Just had an email from a reader who is a vegetarian. Complaining about too much vegan food on menus. And asking for my sympathy and support. I intend to think very seriously about this issue.
“…and this is my beautiful boy, Jason.”
Coworker: Jason, huh? Where’d u get a name like that?
Boss: Jafather, can I see u in my office?
“I am the God of mischief in Norse mythology, but I don’t want too many people knowing about it”.
– Low key.
Singing in the shower is all fun and games until you get shampoo in your mouth…
Then it’s a soap opera!
Never had my own stalker before.

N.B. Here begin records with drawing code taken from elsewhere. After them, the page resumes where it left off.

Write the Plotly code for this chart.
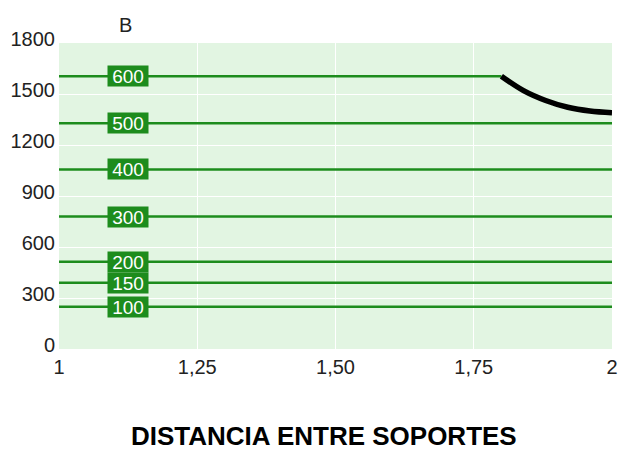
import plotly.graph_objects as go

# Data
series_labels = ["600", "500", "400", "300", "200", "150", "100"]
series_values = [1605, 1328, 1056, 779, 513, 390, 248]
series_xend = [1.8, 2.0, 2.0, 2.0, 2.0, 2.0, 2.0]
curve_x = [1.8, 1.84, 1.88, 1.92, 1.96, 2.0]
curve_y = [1605, 1520, 1462, 1422, 1400, 1390]
x_ticks = [1, 1.25, 1.5, 1.75, 2]
x_tick_labels = ["1", "1,25", "1,50", "1,75", "2"]
y_ticks = [0, 300, 600, 900, 1200, 1500, 1800]
label_x = 1.125

GREEN = "#1d8c1d"
FONT = "Liberation Sans, Arial, Helvetica, sans-serif"

fig = go.Figure()
for lab, v, xe in zip(series_labels, series_values, series_xend):
    fig.add_trace(go.Scatter(x=[1, xe], y=[v, v], mode="lines",
                             line=dict(color=GREEN, width=2.5),
                             hoverinfo="skip", showlegend=False))
fig.add_trace(go.Scatter(x=curve_x, y=curve_y, mode="lines",
                         line=dict(color="black", width=5.5, shape="spline"),
                         showlegend=False))

for lab, v in zip(series_labels, series_values):
    fig.add_annotation(x=label_x, y=v, text=lab, showarrow=False,
                       font=dict(color="white", size=19, family=FONT),
                       bgcolor=GREEN, borderpad=0, width=40, height=20,
                       xref="x", yref="y")

fig.add_annotation(x=1.12, y=1.0, xref="x", yref="paper", yanchor="bottom",
                   yshift=5, text="B", showarrow=False,
                   font=dict(size=20, color="#222", family=FONT))
fig.add_annotation(x=0.48, y=-0.284, xref="paper", yref="paper", yanchor="middle",
                   text="<b>DISTANCIA ENTRE SOPORTES</b>", showarrow=False,
                   font=dict(size=26, color="black", family=FONT))

fig.update_xaxes(range=[1, 2], tickvals=x_ticks, ticktext=x_tick_labels,
                 showgrid=True, gridcolor="white", gridwidth=1,
                 zeroline=False, showline=False, ticks="", automargin=False,
                 ticklabelstandoff=4,
                 tickfont=dict(size=20, color="#222", family=FONT))
fig.update_yaxes(range=[0, 1800], tickvals=y_ticks,
                 showgrid=True, gridcolor="white", gridwidth=1,
                 zeroline=False, showline=False, ticks="", automargin=False,
                 ticklabelshift=-4, ticklabelstandoff=3,
                 tickfont=dict(size=20, color="#222", family=FONT))

fig.update_layout(width=622, height=471,
                  margin=dict(l=59, r=10, t=43, b=122),
                  plot_bgcolor="#e2f5e2", paper_bgcolor="white",
                  font=dict(family=FONT))

fig.write_html("out.html", config={"displayModeBar": False},
               post_script="document.body.style.margin='0';document.body.style.overflow='hidden';")
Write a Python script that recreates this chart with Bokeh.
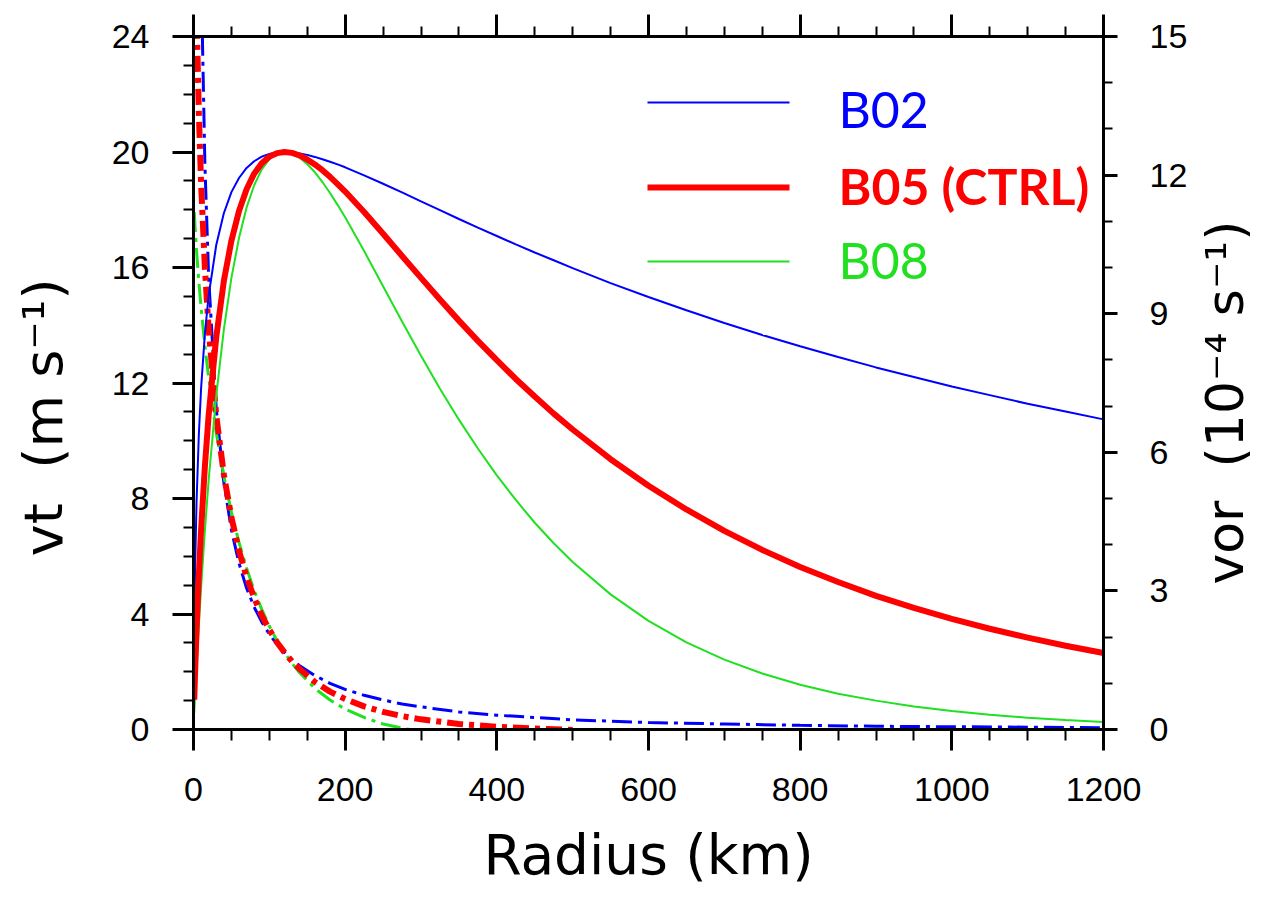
import numpy as np
from bokeh.plotting import figure
from bokeh.layouts import row
from bokeh.models import Range1d, LinearAxis, SingleIntervalTicker, Label, BoxAnnotation
from bokeh.embed import file_html
from bokeh.resources import INLINE

nan = float("nan")

# ---------------- data ----------------
radius_vt = [1, 2, 4, 7, 10, 15, 20, 30, 40, 50, 60, 70, 80, 90, 100, 110, 120,
             130, 140, 150, 160, 170, 180, 190, 200, 225, 250, 275, 300, 325, 350,
             375, 400, 425, 450, 475, 500, 550, 600, 650, 700, 750, 800, 850, 900,
             950, 1000, 1050, 1100, 1150, 1200]

# tangential wind vt (m s-1), left axis
vt_b02 = [3.63, 5.46, 7.86, 10.19, 11.81, 13.70, 15.03, 16.78, 17.88, 18.61, 19.10,
          19.45, 19.68, 19.84, 19.93, 19.99, 20.00, 19.99, 19.95, 19.90, 19.83, 19.75,
          19.66, 19.57, 19.47, 19.19, 18.90, 18.60, 18.29, 17.99, 17.68, 17.38, 17.09,
          16.80, 16.52, 16.25, 15.98, 15.46, 14.98, 14.52, 14.08, 13.66, 13.27, 12.90,
          12.54, 12.21, 11.88, 11.58, 11.28, 11.01, 10.74]
vt_b05 = [1.03, 1.90, 3.42, 5.32, 6.91, 9.11, 10.89, 13.59, 15.53, 16.93, 17.96,
          18.71, 19.25, 19.61, 19.84, 19.96, 20.00, 19.97, 19.88, 19.74, 19.57, 19.37,
          19.14, 18.89, 18.63, 17.92, 17.17, 16.40, 15.64, 14.89, 14.16, 13.46, 12.79,
          12.14, 11.53, 10.94, 10.39, 9.36, 8.44, 7.62, 6.88, 6.22, 5.63, 5.11,
          4.63, 4.21, 3.83, 3.49, 3.18, 2.90, 2.65]
vt_b08 = [0.57, 1.11, 2.14, 3.58, 4.90, 6.89, 8.64, 11.56, 13.85, 15.64, 17.02,
          18.08, 18.85, 19.40, 19.75, 19.94, 20.00, 19.95, 19.80, 19.58, 19.30, 18.96,
          18.58, 18.17, 17.74, 16.57, 15.35, 14.13, 12.94, 11.80, 10.73, 9.73, 8.80,
          7.95, 7.16, 6.45, 5.80, 4.68, 3.76, 3.02, 2.42, 1.94, 1.55, 1.24,
          1.00, 0.80, 0.64, 0.51, 0.41, 0.33, 0.26]

radius_vor = [1, 2, 4, 7, 10, 15, 20, 30, 40, 50, 60, 70, 80, 90, 100, 110, 120,
              130, 140, 160, 180, 200, 225, 250, 275, 300, 350, 400, 450, 500,
              600, 700, 800, 900, 1000, 1100, 1200]

# relative vorticity vor (10-4 s-1), right axis
vor_b02 = [58.65, 42.5, 29.35, 20.88, 16.44, 12.24, 9.78, 6.95, 5.35, 4.32, 3.60,
           3.06, 2.65, 2.33, 2.06, 1.85, 1.67, 1.51, 1.38, 1.17, 1.00, 0.87,
           0.74, 0.64, 0.55, 0.49, 0.38, 0.31, 0.26, 0.21, 0.15, 0.12, 0.09,
           0.07, 0.06, 0.05, 0.04]
vor_b05 = [19.58, 17.80, 15.54, 13.36, 11.83, 10.00, 8.66, 6.80, 5.52, 4.59, 3.87,
           3.30, 2.85, 2.47, 2.16, 1.89, 1.67, 1.47, 1.31, 1.03, 0.82, 0.66,
           0.50, 0.38, 0.29, 0.22, 0.12, 0.06, 0.02, -0.01, nan, nan, nan,
           nan, nan, nan, nan]
vor_b08 = [11.20, 10.89, 10.36, 9.70, 9.13, 8.31, 7.61, 6.43, 5.49, 4.70, 4.05,
           3.49, 3.01, 2.60, 2.24, 1.93, 1.67, 1.43, 1.23, 0.89, 0.64, 0.44,
           0.26, 0.12, 0.03, -0.04, nan, nan, nan, nan, nan, nan, nan,
           nan, nan, nan, nan]

x_ticks_step = 200
vt_ticks_step = 4
vor_ticks_step = 3

legend_labels = ["B02", "B05 (CTRL)", "B08"]

BLUE = "#0000ff"
RED = "#ff0000"
GREEN = "#20e020"
TICK_FONT = "Liberation Sans"
LABEL_FONT = "DejaVu Sans"
NB = "\u00a0"

# ---------------- main figure ----------------
p = figure(width=1192, height=889, output_backend="svg", toolbar_location=None,
           x_range=Range1d(0, 1200), y_range=Range1d(0, 24),
           x_axis_location=None, y_axis_location=None,
           min_border_left=193, min_border_right=89,
           min_border_top=36, min_border_bottom=160)
p.extra_y_ranges = {"vor": Range1d(0, 15)}
p.xgrid.visible = False
p.ygrid.visible = False
p.outline_line_color = None
p.background_fill_color = "white"
p.border_fill_color = "white"


def style_axis(ax, tick_out, minor_out, standoff):
    ax.axis_line_width = 3
    ax.axis_line_color = "black"
    ax.major_tick_line_width = 3
    ax.minor_tick_line_width = 2
    ax.major_tick_in = 0
    ax.major_tick_out = tick_out
    ax.minor_tick_in = 0
    ax.minor_tick_out = minor_out
    ax.major_label_text_font = TICK_FONT
    ax.major_label_text_font_size = "34px"
    ax.major_label_text_color = "black"
    ax.major_label_standoff = standoff
    ax.axis_label_text_font = LABEL_FONT
    ax.axis_label_text_font_style = "normal"
    ax.axis_label_text_color = "black"


left = LinearAxis(ticker=SingleIntervalTicker(interval=vt_ticks_step, num_minor_ticks=4))
style_axis(left, 21, 10, 23)
left.axis_label = "vt" + NB * 2 + "(m s\u207b\u00b9)" + NB * 4
left.axis_label_text_font_size = "54px"
left.axis_label_standoff = 34
p.add_layout(left, "left")

right = LinearAxis(y_range_name="vor",
                   ticker=SingleIntervalTicker(interval=vor_ticks_step, num_minor_ticks=3))
style_axis(right, 14, 9, 32)
p.add_layout(right, "right")

bottom = LinearAxis(ticker=SingleIntervalTicker(interval=x_ticks_step, num_minor_ticks=4))
style_axis(bottom, 21, 11, 27)
bottom.axis_label = "Radius (km)"
bottom.axis_label_text_font_size = "55px"
bottom.axis_label_standoff = 19
p.add_layout(bottom, "below")

top = LinearAxis(ticker=SingleIntervalTicker(interval=x_ticks_step, num_minor_ticks=4))
style_axis(top, 22, 10, 0)
top.major_label_text_font_size = "1px"
top.major_label_text_alpha = 0
p.add_layout(top, "above")

# ---------------- vorticity (dash-dot, right axis) ----------------
p.line(radius_vor, vor_b02, y_range_name="vor", line_color=BLUE, line_width=3,
       line_dash="20 6 4 6")
p.line(radius_vor, vor_b08, y_range_name="vor", line_color=GREEN, line_width=3,
       line_dash="20 6 4 6")
p.line(radius_vor, vor_b05, y_range_name="vor", line_color=RED, line_width=6,
       line_dash="16 6 5 6")

# ---------------- tangential wind (solid, left axis) ----------------
p.line(radius_vt, vt_b02, line_color=BLUE, line_width=2)
p.line(radius_vt, vt_b08, line_color=GREEN, line_width=2)
p.line(radius_vt, vt_b05, line_color=RED, line_width=6)

# ---------------- legend (screen units relative to frame) ----------------
legend_rows = [(legend_labels[0], BLUE, 2, 627, 621, "normal"),
               (legend_labels[1], RED, 6, 542, 544, "bold"),
               (legend_labels[2], GREEN, 2, 468, 470, "normal")]
for text, col, lw, ly, ty, style in legend_rows:
    p.add_layout(BoxAnnotation(left=454, right=596, bottom=ly - lw / 2, top=ly + lw / 2,
                               left_units="screen", right_units="screen",
                               bottom_units="screen", top_units="screen",
                               fill_color=col, fill_alpha=1.0, line_color=None))
    p.add_layout(Label(x=645, y=ty, x_units="screen", y_units="screen", text=text,
                       text_font="Lato", text_font_size="50px", text_font_style=style,
                       text_color=col, text_align="left", text_baseline="alphabetic"))

# ---------------- right-hand axis title (reads bottom-to-top) ----------------
p2 = figure(width=64, height=889, output_backend="svg", toolbar_location=None,
            x_range=Range1d(0, 1), y_range=Range1d(0, 1),
            x_axis_location=None, y_axis_location=None, min_border=0)
p2.xgrid.visible = False
p2.ygrid.visible = False
p2.outline_line_color = None
p2.background_fill_color = "white"
p2.border_fill_color = "white"
p2.add_layout(Label(x=32, y=327, x_units="screen", y_units="screen",
                    text="vor" + NB * 2 + "(10\u207b\u2074" + NB + "s\u207b\u00b9)",
                    angle=np.pi / 2, text_align="center", text_baseline="middle",
                    text_font=LABEL_FONT, text_font_size="52px", text_color="black"))

layout = row(p, p2, spacing=0)
open("out.html", "w").write(file_html(layout, INLINE))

Kinda exciting, kinda scary. 2½ stars – might recommend.*
*mostly dependent on them not killing me horribly before I can
Me: “You didn’t tell me that.”
Them: “Yes I did, four times while you were staring at your phone.”
Me (looks up): “I’m sorry, what?”
I don’t trust people who don’t wash their hands after burying a body in the yard.
[2019 USA]
“Where are you from?”-Trumpsylvania, how about you?
“North Trumpkota”
Asked a guy in the garden area of Home Depot if he had anything that won’t die.
He replied: My Mother-in-law!
We fist bumped.
Doctor: Do you smoke?
Me:
Doctor:
Me:
Doctor:
Me:
Doctor:
Me:
D:
M:
D:
M:
D:
M:
D:
M:
D:
M:
D:
M:
D:
M:
D:
M:
D:
M:
D:
M:
D: tobacco
Me: No.
It has been scientifically proven that any woman can be satisfied with only 3 1/2 inches — and it doesn’t matter if it is Visa or MasterCard
Barista: Name?
Me: Lotta Sexhaver *wink*
*Time passes*
Barista: Got a latte for Virgin McLiar
I stick pins and needles in the people I don’t like because can’t afford voodoo dolls.
No self-respecting murderer is going to have the patience to stand there for the twenty or thirty hours it’ll take me to dig my own grave.
[date]
Me: ‘Don’t let her know ur a boxing ring announcer…’
Her: “Shall we order dessert?”
Me: “LET’S GET READY TO EAT APPLE CRUUUUMBLE!”
Pro tip: Spice up your next blood ritual by writing all the chants in iambic pentagrameter.
Me: I’ll drink to that!
Person who brought me to church: [whispers] We usually just say “Amen.”
other 21 year olds: going on dates, bein cool, having fun
me: trying to become friends w/ the birds outside my house by offering them bread
My computer: hey friend, I’ve only got 55 minutes left on my battery
My computer two minutes later: LMAO!! *dies*
6: Dad, why do you have so many nicknames for me?
*I break down, no longer able to cover up that I can’t remember my son’s name
Of course men used to think women were witches. Women threw some yeast and flour together and “poof” there’s bread. Witches, I tell you.
I’m not saying one of my kids is “more difficult” than the others, but so far my oldest wants a remote control car for Christmas, the youngest wants a stuffed unicorn, and the middle one has requested a dinosaur egg so he can raise and train his own velociraptor from birth.
Me: It’s sweet how my cat sits on my chest to comfort me when I’m sick in bed.
Cat: I think I’ll eat the eyes first.
Does anyone have the number of a painter/decorator? I really need to get all my windows jammed so they never open again.